Gleb Finkelstein, Duke University

Supercurrent in the quantum Hall Regime
Wednesday, February 8, 2017 - 12:00pm
125 Hudson Hall

Superconductivity and the quantum Hall effect are some of the most studied phenomena in condensed matter physics, both accounting for several Nobel prizes. The more familiar of these phenomena – the superconductivity – results in vanishing electron resistance, and has its roots in the Cooper pairing of electrons. The quantum Hall effect is observed in quasi-two dimensional electron systems subject to high magnetic fields, and results in precise quantization of electrical resistance to better than one part in a billion. Combining superconductivity and the QH effect is predicted to be a promising route for creating novel “topological” quantum states of matter.
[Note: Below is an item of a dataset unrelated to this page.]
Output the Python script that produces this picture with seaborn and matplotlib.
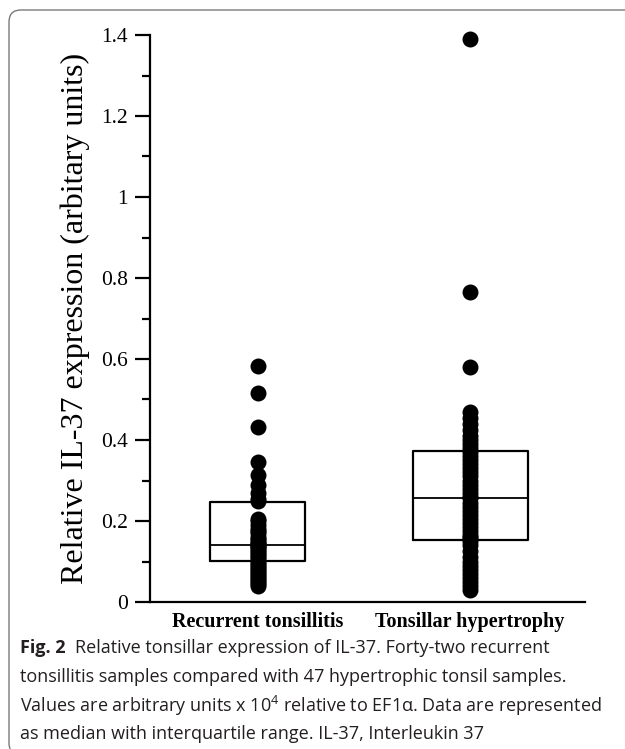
import numpy as np
import pandas as pd
import seaborn as sns
import matplotlib as mpl
import matplotlib.pyplot as plt
from matplotlib.patches import FancyBboxPatch
from matplotlib.ticker import MultipleLocator
from matplotlib.transforms import IdentityTransform

# ---------------- data ----------------
categories = ["Recurrent tonsillitis", "Tonsillar hypertrophy"]

rt_values = [0.583, 0.516, 0.432, 0.346, 0.314, 0.29, 0.27, 0.255, 0.25, 0.205,
             0.20, 0.19, 0.18, 0.175, 0.17, 0.16, 0.155, 0.15, 0.145, 0.142,
             0.14, 0.138, 0.135, 0.13, 0.125, 0.12, 0.115, 0.11, 0.105, 0.10,
             0.095, 0.09, 0.085, 0.08, 0.075, 0.07, 0.065, 0.06, 0.055, 0.05,
             0.045, 0.04]

th_values = [1.39, 0.765, 0.58, 0.47, 0.455, 0.44, 0.425, 0.41, 0.40, 0.39,
             0.38, 0.37, 0.36, 0.35, 0.34, 0.33, 0.32, 0.31, 0.30, 0.29,
             0.28, 0.27, 0.26, 0.257, 0.245, 0.235, 0.225, 0.215, 0.205, 0.195,
             0.185, 0.175, 0.165, 0.16, 0.155, 0.15, 0.14, 0.125, 0.11, 0.10,
             0.09, 0.08, 0.07, 0.06, 0.05, 0.04, 0.03]

q1_values = [0.101, 0.153]
median_values = [0.141, 0.257]
q3_values = [0.247, 0.373]

y_ticks = [0, 0.2, 0.4, 0.6, 0.8, 1.0, 1.2, 1.4]
y_tick_labels = ["0", "0.2", "0.4", "0.6", "0.8", "1", "1.2", "1.4"]

y_label = "Relative IL-37 expression (arbitary units)"
caption_bold = "Fig. 2"
caption_first = "Relative tonsillar expression of IL-37. Forty-two recurrent"
caption_lines = [
    "tonsillitis samples compared with 47 hypertrophic tonsil samples.",
    "Values are arbitrary units x 10$^{4}$ relative to EF1α. Data are represented",
    "as median with interquartile range. IL-37, Interleukin 37",
]

# ---------------- style ----------------
sns.set_theme(style="ticks")
plt.rcParams['font.family'] = ['Liberation Serif', 'DejaVu Serif']
plt.rcParams['mathtext.fontset'] = 'custom'
plt.rcParams['mathtext.rm'] = 'Open Sans'
plt.rcParams['mathtext.it'] = 'Open Sans'

df = pd.DataFrame({
    "group": [categories[0]] * len(rt_values) + [categories[1]] * len(th_values),
    "value": rt_values + th_values,
})

W, H = 625, 749
fig = plt.figure(figsize=(W / 100, H / 100), dpi=100)
fig.patch.set_facecolor("white")
ax = fig.add_axes([150 / W, 1 - 602 / H, (585 - 150) / W, (602 - 35) / H])

sns.stripplot(data=df, x="group", y="value", order=categories, jitter=False,
              color="black", size=11.5, linewidth=0, ax=ax, zorder=3, clip_on=False)

stats = []
for i in range(len(categories)):
    stats.append({"med": median_values[i], "q1": q1_values[i], "q3": q3_values[i],
                  "whislo": q1_values[i], "whishi": q3_values[i], "fliers": []})
ax.bxp(stats, positions=[0, 1], widths=[0.448, 0.542], showcaps=False,
       showfliers=False, manage_ticks=False,
       boxprops=dict(color="black", linewidth=1.6),
       medianprops=dict(color="black", linewidth=1.3),
       whiskerprops=dict(linewidth=0))

ax.set_xlim(-0.509, 1.542)
ax.set_ylim(0, 1.4)
ax.set_yticks(y_ticks)
ax.set_yticklabels(y_tick_labels)
ax.yaxis.set_minor_locator(MultipleLocator(0.1))

for s in ["top", "right"]:
    ax.spines[s].set_visible(False)
for s in ["left", "bottom"]:
    ax.spines[s].set_linewidth(1.6)
    ax.spines[s].set_color("black")

ax.tick_params(axis="y", which="major", length=11, width=1.6, labelsize=15.5,
               pad=5, color="black", labelcolor="black")
ax.tick_params(axis="y", which="minor", length=5.5, width=1.6, color="black")
ax.tick_params(axis="x", length=0, labelsize=14.5, pad=7, labelcolor="black")
for lbl in ax.get_xticklabels():
    lbl.set_fontweight("bold")
ax.set_xlabel("")
ax.set_ylabel(y_label, fontsize=23, labelpad=8, color="black")
ax.set_facecolor("white")
ax.grid(False)

# ---------------- caption ----------------
cap_font = ['Open Sans', 'DejaVu Sans']
cap_color = "#231f20"
cap_size = 13
x0 = 20 / W
line_y = [648, 677, 706, 734]
renderer = fig.canvas.get_renderer()
t = fig.text(x0, 1 - line_y[0] / H, caption_bold, fontsize=cap_size,
             fontweight="bold", family=cap_font, color=cap_color, va="center")
bb = t.get_window_extent(renderer)
fig.text((bb.x1 + 9) / W, 1 - line_y[0] / H, caption_first, fontsize=cap_size,
         family=cap_font, color=cap_color, va="center")
for yy, txt in zip(line_y[1:], caption_lines):
    fig.text(x0, 1 - yy / H, txt, fontsize=cap_size, family=cap_font,
             color=cap_color, va="center")

# ---------------- border ----------------
border = FancyBboxPatch((9, -6), 700, H - 10 + 6,
                        boxstyle="round,pad=0,rounding_size=12",
                        transform=IdentityTransform(), facecolor="none",
                        edgecolor="#7a7a7a", linewidth=1.0)
fig.add_artist(border)

fig.savefig("out.png", dpi=100)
However, over the years attempts to induce superconductivity in the QH regime remained largely unsuccessful. Recently, Finkelstein's group demonstrated the existence of supercurrent in a QH regime in graphene (single atomic monolayer of graphite). The team was working with ultra-clean graphene encapsulated between layers of hexagonal boron nitride (BN) and contacted by MoRe alloy superconductor. Upon application of magnetic fields of a few Tesla, supercurrent was observed on top of the conventional QH features. This current, about ten thousand times smaller than measured at zero magnetic field, only existed at very small temperatures of tens of milliKelvin. Furthermore, it was found to be highly periodic in magnetic field, with the periodicity corresponding to the magnetic flux threaded through the graphene area. These observations were interpreted the first observation of supercurrent induced in the quantum Hall state.